Personal information
- Born: 21 January 1984 (age 42)
- Original team: South Fremantle
- Debut: Round 14, 6 July 2002, West Coast vs. Geelong, at Skilled Stadium
- Height: 177 cm (5 ft 10 in)
- Weight: 88 kg (194 lb)

Playing career^{1}
- Years: Club / Games (Goals)
- 2002–2006: West Coast Eagles / 78 (97)
- ^{1} Playing statistics correct to the end of 2006.

Career highlights
- Ross Glendinning Medal 2003; AFL Mark of the Year 2004;

= Ashley Sampi =

Australian rules footballer

Ashley Sampi (born 21 January 1984) is an Indigenous Australian rules footballer who played for the West Coast Eagles in the Australian Football League. He is most well known for taking the 2004 AFL Mark of the Year.

==Early life==
Sampi attended Trinity College in Perth, Western Australia.

==AFL career==
Recruited by the West Coast Eagles at number six in the 2001 AFL draft, Sampi debuted against Geelong in round 14 of the 2002 season. In his debut season, Sampi played four games, including a final.

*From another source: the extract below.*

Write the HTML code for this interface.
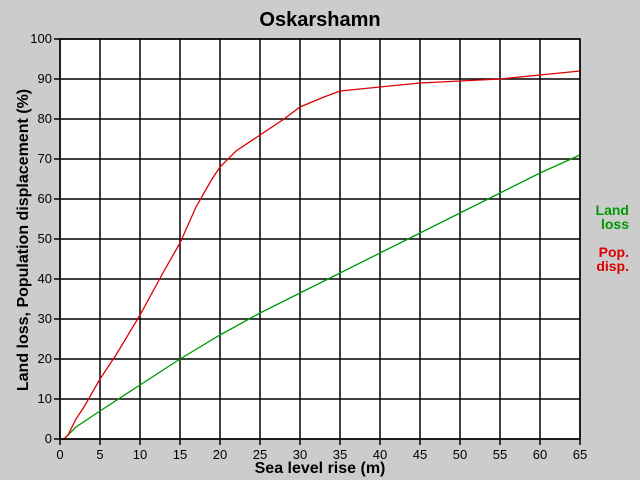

In round five of the 2003 season, Sampi kicked four goals in the Eagles' 35-point win over Fremantle. He was voted best-on-ground by a panel of judges but was controversially denied the Glendinning–Allan Medal; it was instead awarded to ruckman Michael Gardiner. Twenty years later, in August 2023, Sampi was recognised with a retrospective Glendinning–Allan Medal.

In 2004, Sampi won the AFL Mark of the Year. The following year, he played for the Eagles in the 2005 AFL Grand Final, a game the Eagles lost by four points to Sydney. In 2006, he played in 12 games and was not selected for the 2006 AFL Grand Final, where the Eagles won the premiership.

In 2007, Sampi did not play a game for the Eagles after being placed on the long-term injury list. He battled depression and spent most of the season in Broome. He was delisted following the season.

== Personal life ==
Sampi has a wife Gerri and multiple children.